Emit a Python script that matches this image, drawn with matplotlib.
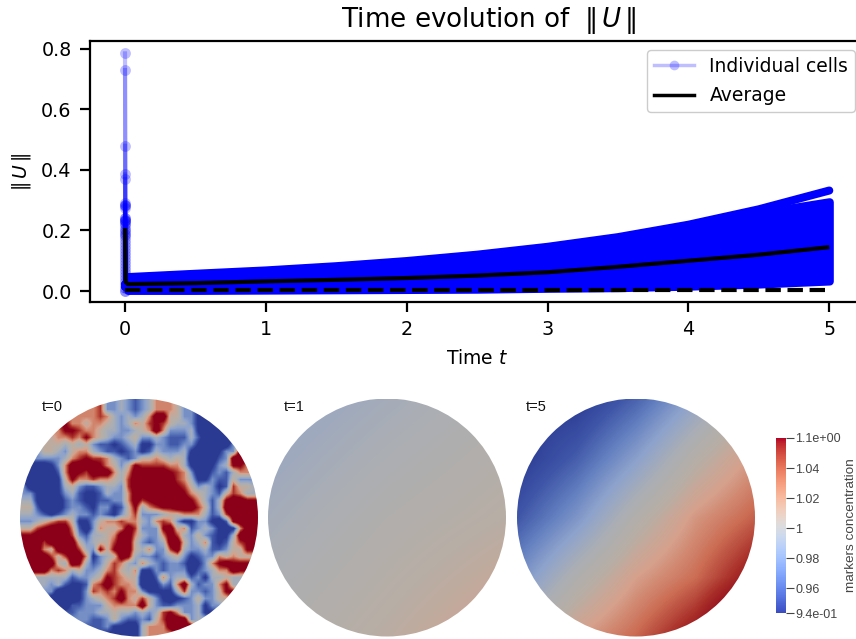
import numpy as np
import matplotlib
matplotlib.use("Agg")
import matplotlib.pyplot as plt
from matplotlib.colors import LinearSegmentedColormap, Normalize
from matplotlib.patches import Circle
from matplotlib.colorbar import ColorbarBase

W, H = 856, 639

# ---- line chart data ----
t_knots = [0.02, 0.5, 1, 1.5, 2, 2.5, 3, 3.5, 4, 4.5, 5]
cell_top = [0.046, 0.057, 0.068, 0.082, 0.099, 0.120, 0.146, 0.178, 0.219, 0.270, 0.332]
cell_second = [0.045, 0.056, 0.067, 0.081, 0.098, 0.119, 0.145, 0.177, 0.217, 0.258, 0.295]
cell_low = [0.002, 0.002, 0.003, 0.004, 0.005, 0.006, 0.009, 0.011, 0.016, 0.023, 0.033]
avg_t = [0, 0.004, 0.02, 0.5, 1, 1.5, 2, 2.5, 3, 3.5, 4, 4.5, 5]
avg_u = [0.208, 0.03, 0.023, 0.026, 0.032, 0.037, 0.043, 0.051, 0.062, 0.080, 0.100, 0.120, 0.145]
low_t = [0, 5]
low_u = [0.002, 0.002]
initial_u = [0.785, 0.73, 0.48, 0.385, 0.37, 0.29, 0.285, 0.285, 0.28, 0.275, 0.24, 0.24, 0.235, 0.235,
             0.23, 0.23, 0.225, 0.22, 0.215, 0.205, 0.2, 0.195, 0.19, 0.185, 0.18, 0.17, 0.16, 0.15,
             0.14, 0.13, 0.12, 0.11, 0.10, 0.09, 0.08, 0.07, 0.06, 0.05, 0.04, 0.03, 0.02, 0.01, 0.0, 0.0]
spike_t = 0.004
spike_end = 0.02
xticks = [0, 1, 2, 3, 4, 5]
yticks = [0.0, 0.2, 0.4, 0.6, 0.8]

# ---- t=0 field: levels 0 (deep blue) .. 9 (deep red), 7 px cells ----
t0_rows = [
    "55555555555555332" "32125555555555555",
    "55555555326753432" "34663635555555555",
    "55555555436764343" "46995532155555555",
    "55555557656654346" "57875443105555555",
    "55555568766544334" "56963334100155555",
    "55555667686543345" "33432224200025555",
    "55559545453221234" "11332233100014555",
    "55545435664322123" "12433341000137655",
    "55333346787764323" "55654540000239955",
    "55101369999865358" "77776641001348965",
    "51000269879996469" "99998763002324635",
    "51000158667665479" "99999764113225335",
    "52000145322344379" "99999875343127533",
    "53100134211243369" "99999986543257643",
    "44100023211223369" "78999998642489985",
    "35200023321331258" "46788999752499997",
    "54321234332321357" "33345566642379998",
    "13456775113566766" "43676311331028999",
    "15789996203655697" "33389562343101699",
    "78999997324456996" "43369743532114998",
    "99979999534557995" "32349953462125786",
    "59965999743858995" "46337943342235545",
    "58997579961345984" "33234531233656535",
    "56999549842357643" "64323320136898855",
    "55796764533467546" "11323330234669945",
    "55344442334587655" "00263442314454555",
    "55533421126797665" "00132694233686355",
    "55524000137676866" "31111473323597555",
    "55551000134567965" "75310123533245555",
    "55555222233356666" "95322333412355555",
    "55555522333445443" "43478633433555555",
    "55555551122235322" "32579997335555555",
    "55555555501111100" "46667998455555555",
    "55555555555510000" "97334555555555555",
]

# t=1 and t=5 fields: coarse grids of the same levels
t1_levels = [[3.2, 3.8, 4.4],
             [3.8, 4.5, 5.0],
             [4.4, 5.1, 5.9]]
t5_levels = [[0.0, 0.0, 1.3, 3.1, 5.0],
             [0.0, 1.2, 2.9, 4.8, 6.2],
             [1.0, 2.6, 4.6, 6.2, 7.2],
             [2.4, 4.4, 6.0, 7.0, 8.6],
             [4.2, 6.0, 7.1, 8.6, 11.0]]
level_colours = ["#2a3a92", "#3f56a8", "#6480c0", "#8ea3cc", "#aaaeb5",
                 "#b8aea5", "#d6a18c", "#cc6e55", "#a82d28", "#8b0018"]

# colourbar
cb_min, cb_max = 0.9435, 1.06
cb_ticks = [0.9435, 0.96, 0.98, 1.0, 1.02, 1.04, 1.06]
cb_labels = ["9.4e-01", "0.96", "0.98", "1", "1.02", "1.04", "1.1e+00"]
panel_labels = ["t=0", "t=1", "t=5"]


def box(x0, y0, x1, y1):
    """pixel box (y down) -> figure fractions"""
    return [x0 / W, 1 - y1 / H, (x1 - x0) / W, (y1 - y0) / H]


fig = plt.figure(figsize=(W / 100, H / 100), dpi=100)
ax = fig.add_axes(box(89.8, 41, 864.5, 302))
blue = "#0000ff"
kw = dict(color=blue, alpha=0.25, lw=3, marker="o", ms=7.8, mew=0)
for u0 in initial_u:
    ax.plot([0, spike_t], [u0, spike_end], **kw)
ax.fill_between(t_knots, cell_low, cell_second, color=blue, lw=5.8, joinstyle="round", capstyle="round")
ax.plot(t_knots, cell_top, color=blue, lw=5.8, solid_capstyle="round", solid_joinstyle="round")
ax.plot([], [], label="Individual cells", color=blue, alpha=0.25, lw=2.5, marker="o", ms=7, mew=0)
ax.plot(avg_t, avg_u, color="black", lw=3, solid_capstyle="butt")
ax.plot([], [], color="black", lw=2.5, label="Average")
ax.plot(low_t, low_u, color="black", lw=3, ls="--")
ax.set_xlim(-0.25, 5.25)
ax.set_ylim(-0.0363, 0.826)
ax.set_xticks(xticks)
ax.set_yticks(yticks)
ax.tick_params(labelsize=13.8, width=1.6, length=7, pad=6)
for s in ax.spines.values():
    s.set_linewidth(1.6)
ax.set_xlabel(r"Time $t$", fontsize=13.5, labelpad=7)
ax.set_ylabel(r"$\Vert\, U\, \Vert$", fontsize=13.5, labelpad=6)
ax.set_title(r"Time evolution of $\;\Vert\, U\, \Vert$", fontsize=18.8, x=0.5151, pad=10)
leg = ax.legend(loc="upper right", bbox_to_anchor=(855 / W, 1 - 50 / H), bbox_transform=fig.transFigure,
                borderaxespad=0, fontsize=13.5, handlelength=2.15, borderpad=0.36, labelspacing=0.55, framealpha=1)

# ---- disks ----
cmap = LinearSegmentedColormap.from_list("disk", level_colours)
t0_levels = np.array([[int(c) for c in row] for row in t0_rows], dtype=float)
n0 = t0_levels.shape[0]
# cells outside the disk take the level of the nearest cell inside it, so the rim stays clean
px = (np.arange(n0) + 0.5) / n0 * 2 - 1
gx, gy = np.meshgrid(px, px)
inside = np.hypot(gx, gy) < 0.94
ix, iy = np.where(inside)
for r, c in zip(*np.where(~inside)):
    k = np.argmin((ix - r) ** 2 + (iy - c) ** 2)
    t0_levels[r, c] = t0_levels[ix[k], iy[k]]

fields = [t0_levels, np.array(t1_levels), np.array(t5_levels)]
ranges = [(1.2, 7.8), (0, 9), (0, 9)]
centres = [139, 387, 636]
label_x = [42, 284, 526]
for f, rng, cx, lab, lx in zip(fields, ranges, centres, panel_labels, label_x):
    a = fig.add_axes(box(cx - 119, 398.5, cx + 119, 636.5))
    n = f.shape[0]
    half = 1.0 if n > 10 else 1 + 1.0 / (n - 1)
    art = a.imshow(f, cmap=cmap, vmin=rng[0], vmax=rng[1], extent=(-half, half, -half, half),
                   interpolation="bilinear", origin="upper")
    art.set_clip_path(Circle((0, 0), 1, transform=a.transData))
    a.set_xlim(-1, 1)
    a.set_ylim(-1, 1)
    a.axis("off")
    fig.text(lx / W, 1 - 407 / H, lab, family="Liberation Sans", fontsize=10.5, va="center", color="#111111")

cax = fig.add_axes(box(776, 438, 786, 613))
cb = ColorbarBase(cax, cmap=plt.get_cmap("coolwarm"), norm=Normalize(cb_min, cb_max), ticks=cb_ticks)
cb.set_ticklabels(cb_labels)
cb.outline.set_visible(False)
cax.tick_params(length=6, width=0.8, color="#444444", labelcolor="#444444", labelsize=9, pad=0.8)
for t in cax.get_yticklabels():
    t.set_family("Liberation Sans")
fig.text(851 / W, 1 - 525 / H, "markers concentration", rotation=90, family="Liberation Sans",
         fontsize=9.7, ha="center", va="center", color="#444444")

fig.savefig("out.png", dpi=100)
# # #
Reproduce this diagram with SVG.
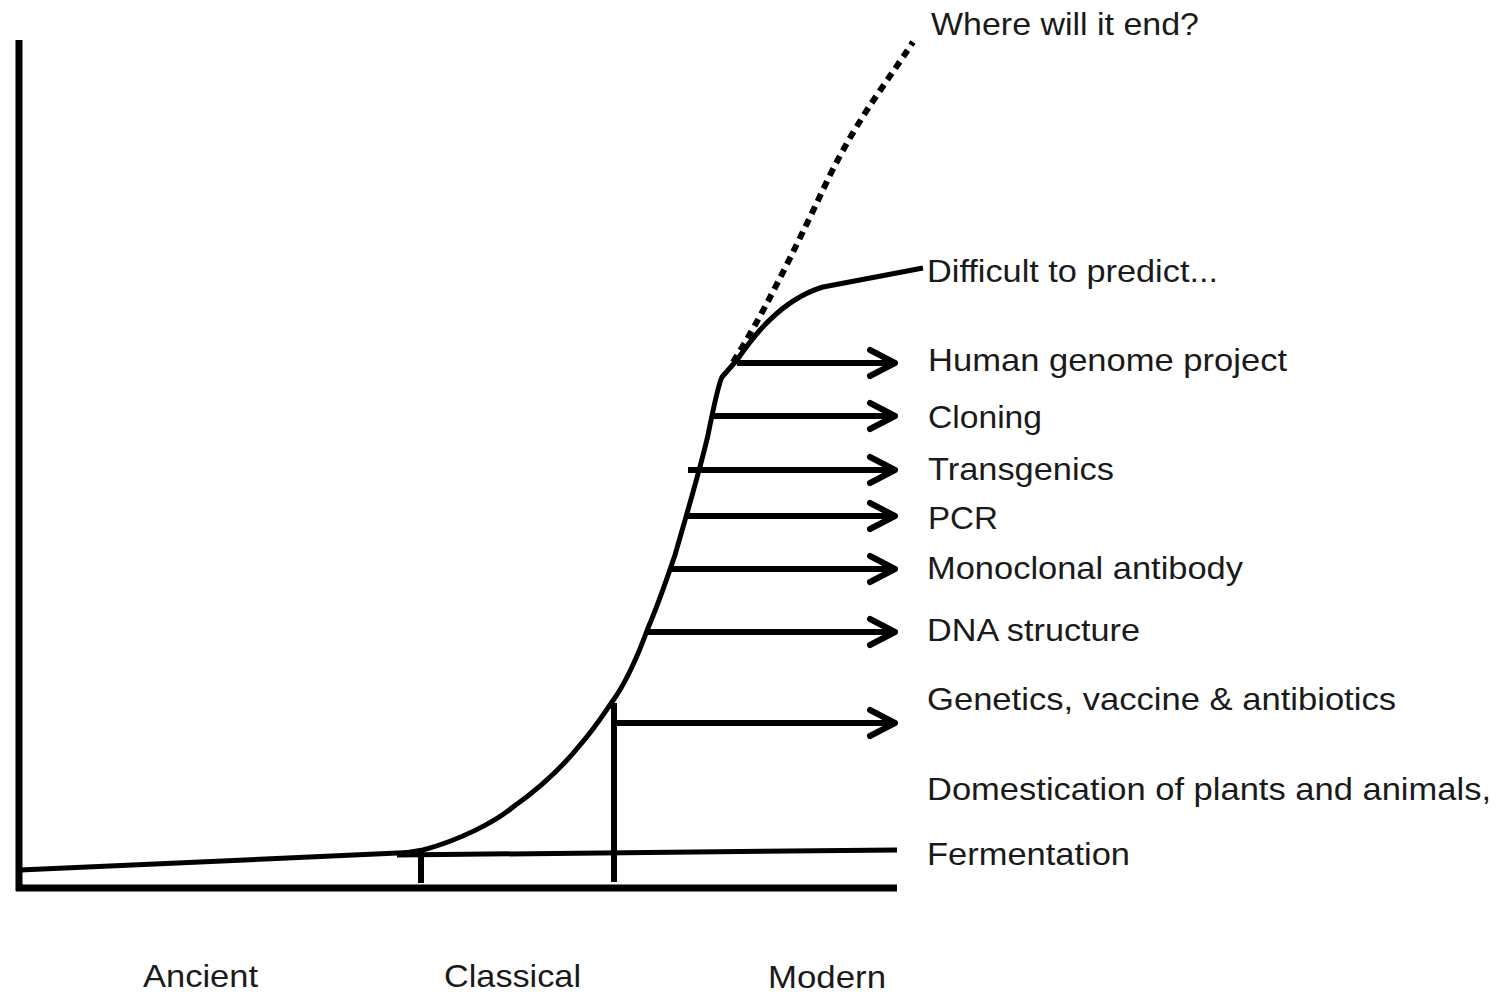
# # #
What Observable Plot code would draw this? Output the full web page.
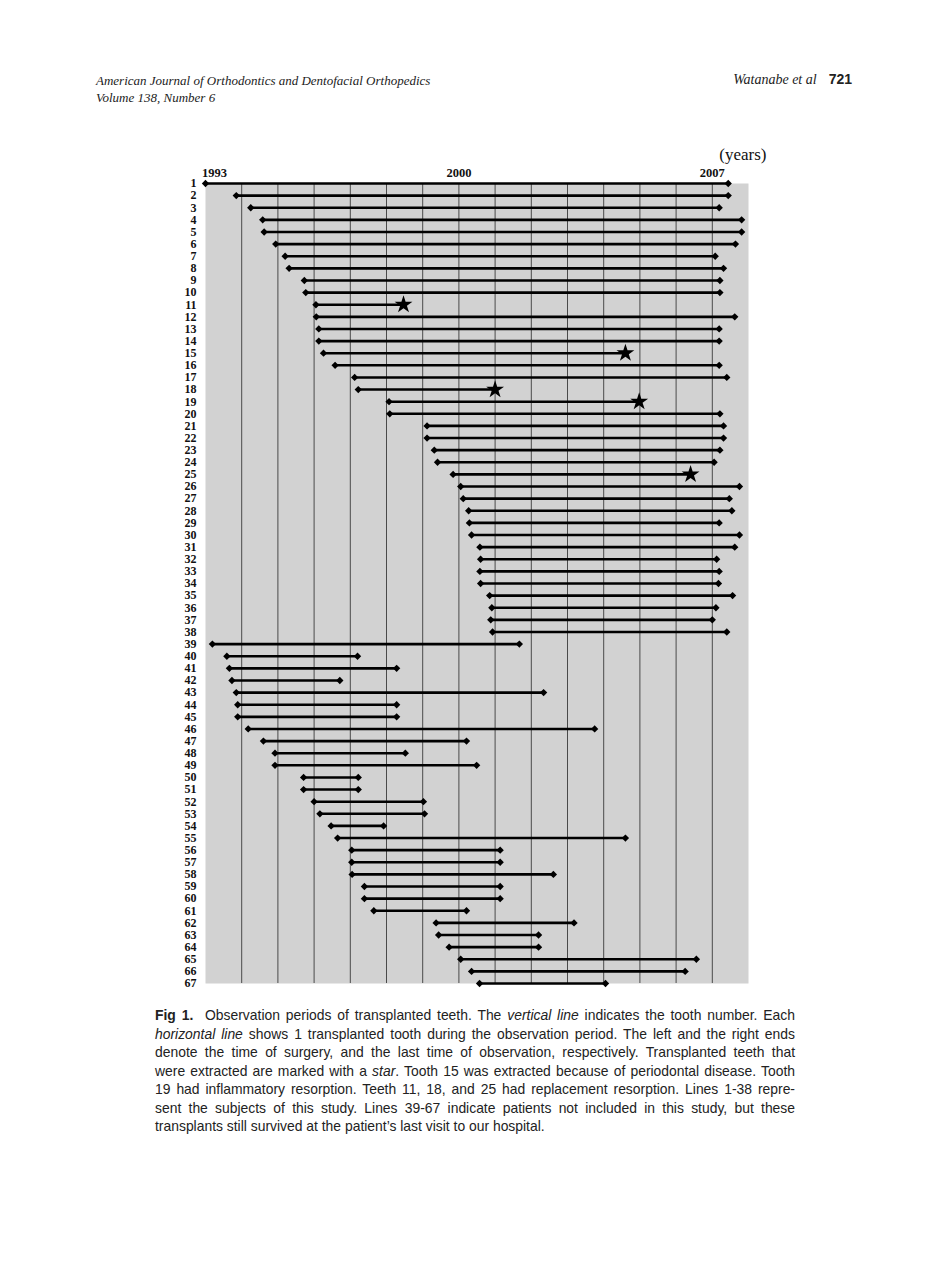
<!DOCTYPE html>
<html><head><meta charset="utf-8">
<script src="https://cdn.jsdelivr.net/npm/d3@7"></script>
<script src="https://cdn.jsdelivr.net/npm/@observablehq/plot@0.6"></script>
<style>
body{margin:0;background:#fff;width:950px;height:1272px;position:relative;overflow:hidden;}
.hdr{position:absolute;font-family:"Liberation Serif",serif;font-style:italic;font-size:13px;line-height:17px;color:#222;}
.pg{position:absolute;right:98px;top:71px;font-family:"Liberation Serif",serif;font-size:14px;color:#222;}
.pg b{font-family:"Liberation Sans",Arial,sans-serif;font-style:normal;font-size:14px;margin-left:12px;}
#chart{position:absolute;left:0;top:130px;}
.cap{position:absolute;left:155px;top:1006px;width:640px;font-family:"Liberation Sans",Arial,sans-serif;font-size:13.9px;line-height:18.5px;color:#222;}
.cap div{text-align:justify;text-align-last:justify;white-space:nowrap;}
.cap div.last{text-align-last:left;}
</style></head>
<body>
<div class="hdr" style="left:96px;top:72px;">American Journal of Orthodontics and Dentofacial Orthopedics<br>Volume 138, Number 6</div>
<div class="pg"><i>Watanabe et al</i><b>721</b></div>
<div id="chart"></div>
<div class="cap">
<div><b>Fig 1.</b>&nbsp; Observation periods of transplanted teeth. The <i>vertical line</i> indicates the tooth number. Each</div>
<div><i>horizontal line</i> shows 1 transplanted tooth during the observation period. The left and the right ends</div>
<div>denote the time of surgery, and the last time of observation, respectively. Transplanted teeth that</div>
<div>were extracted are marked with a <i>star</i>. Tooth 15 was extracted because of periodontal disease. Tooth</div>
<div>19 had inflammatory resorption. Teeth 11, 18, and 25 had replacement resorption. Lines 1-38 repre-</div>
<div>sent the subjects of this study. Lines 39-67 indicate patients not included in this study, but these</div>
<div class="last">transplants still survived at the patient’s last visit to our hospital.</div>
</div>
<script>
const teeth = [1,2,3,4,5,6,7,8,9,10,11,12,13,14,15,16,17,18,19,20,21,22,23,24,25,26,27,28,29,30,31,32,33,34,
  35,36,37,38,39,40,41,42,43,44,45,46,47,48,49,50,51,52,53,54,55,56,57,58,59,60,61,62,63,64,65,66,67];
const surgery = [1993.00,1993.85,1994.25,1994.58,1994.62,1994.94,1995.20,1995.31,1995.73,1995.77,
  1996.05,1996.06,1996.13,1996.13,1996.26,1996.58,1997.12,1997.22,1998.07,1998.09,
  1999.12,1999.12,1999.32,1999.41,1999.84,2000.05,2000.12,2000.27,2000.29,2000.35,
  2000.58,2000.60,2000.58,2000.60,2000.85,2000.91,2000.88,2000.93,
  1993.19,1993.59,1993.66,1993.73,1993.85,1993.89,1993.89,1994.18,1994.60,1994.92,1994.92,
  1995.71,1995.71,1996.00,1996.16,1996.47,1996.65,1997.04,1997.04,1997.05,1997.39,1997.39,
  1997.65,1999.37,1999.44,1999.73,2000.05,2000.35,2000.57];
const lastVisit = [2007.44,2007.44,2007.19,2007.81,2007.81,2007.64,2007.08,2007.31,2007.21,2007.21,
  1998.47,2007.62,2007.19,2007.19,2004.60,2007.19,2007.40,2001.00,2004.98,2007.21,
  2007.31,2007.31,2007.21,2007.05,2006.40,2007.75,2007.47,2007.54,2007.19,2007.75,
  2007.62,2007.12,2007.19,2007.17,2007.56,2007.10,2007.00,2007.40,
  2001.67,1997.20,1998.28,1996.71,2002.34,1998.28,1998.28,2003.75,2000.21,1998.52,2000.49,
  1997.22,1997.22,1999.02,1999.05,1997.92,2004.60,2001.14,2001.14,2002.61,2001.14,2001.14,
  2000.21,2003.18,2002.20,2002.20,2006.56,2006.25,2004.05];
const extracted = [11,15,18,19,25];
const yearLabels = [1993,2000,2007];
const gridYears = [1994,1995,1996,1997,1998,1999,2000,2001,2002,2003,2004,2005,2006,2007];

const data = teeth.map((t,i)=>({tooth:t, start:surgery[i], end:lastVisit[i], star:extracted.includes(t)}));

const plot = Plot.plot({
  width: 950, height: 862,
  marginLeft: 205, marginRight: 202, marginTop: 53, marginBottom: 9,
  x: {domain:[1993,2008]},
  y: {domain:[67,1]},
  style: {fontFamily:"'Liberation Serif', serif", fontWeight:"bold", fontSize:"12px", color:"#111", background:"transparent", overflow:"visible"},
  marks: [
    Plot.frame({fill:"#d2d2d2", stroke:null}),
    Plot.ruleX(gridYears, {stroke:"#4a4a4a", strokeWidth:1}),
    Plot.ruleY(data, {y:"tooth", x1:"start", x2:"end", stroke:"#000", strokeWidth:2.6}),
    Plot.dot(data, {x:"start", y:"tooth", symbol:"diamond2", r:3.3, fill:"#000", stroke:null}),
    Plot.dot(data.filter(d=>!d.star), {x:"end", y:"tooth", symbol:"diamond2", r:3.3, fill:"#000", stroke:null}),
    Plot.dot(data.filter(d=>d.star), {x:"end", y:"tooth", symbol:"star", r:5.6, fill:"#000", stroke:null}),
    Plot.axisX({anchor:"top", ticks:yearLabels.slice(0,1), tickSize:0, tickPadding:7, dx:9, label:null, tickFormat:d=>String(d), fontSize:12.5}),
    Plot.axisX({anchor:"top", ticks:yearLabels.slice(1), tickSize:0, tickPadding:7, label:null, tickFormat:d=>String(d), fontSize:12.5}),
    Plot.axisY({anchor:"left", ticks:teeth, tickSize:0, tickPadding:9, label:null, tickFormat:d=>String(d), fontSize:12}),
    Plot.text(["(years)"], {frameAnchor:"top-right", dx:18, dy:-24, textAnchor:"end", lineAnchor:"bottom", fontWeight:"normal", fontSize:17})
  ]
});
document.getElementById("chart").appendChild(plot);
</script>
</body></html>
# # #
> [Written problem]
Reproduce exactly the lines above starting at the line containing "Emit a Python" and ending at the line containing "yticks = [0.0, 0.2, 0.4, 0.6, 0.8]", including both, but not the pictures.

> [Exercise answer]
Emit a Python script that matches this image, drawn with matplotlib.
import numpy as np
import matplotlib
matplotlib.use("Agg")
import matplotlib.pyplot as plt
from matplotlib.colors import LinearSegmentedColormap, Normalize
from matplotlib.patches import Circle
from matplotlib.colorbar import ColorbarBase

W, H = 856, 639

# ---- line chart data ----
t_knots = [0.02, 0.5, 1, 1.5, 2, 2.5, 3, 3.5, 4, 4.5, 5]
cell_top = [0.046, 0.057, 0.068, 0.082, 0.099, 0.120, 0.146, 0.178, 0.219, 0.270, 0.332]
cell_second = [0.045, 0.056, 0.067, 0.081, 0.098, 0.119, 0.145, 0.177, 0.217, 0.258, 0.295]
cell_low = [0.002, 0.002, 0.003, 0.004, 0.005, 0.006, 0.009, 0.011, 0.016, 0.023, 0.033]
avg_t = [0, 0.004, 0.02, 0.5, 1, 1.5, 2, 2.5, 3, 3.5, 4, 4.5, 5]
avg_u = [0.208, 0.03, 0.023, 0.026, 0.032, 0.037, 0.043, 0.051, 0.062, 0.080, 0.100, 0.120, 0.145]
low_t = [0, 5]
low_u = [0.002, 0.002]
initial_u = [0.785, 0.73, 0.48, 0.385, 0.37, 0.29, 0.285, 0.285, 0.28, 0.275, 0.24, 0.24, 0.235, 0.235,
             0.23, 0.23, 0.225, 0.22, 0.215, 0.205, 0.2, 0.195, 0.19, 0.185, 0.18, 0.17, 0.16, 0.15,
             0.14, 0.13, 0.12, 0.11, 0.10, 0.09, 0.08, 0.07, 0.06, 0.05, 0.04, 0.03, 0.02, 0.01, 0.0, 0.0]
spike_t = 0.004
spike_end = 0.02
xticks = [0, 1, 2, 3, 4, 5]
yticks = [0.0, 0.2, 0.4, 0.6, 0.8]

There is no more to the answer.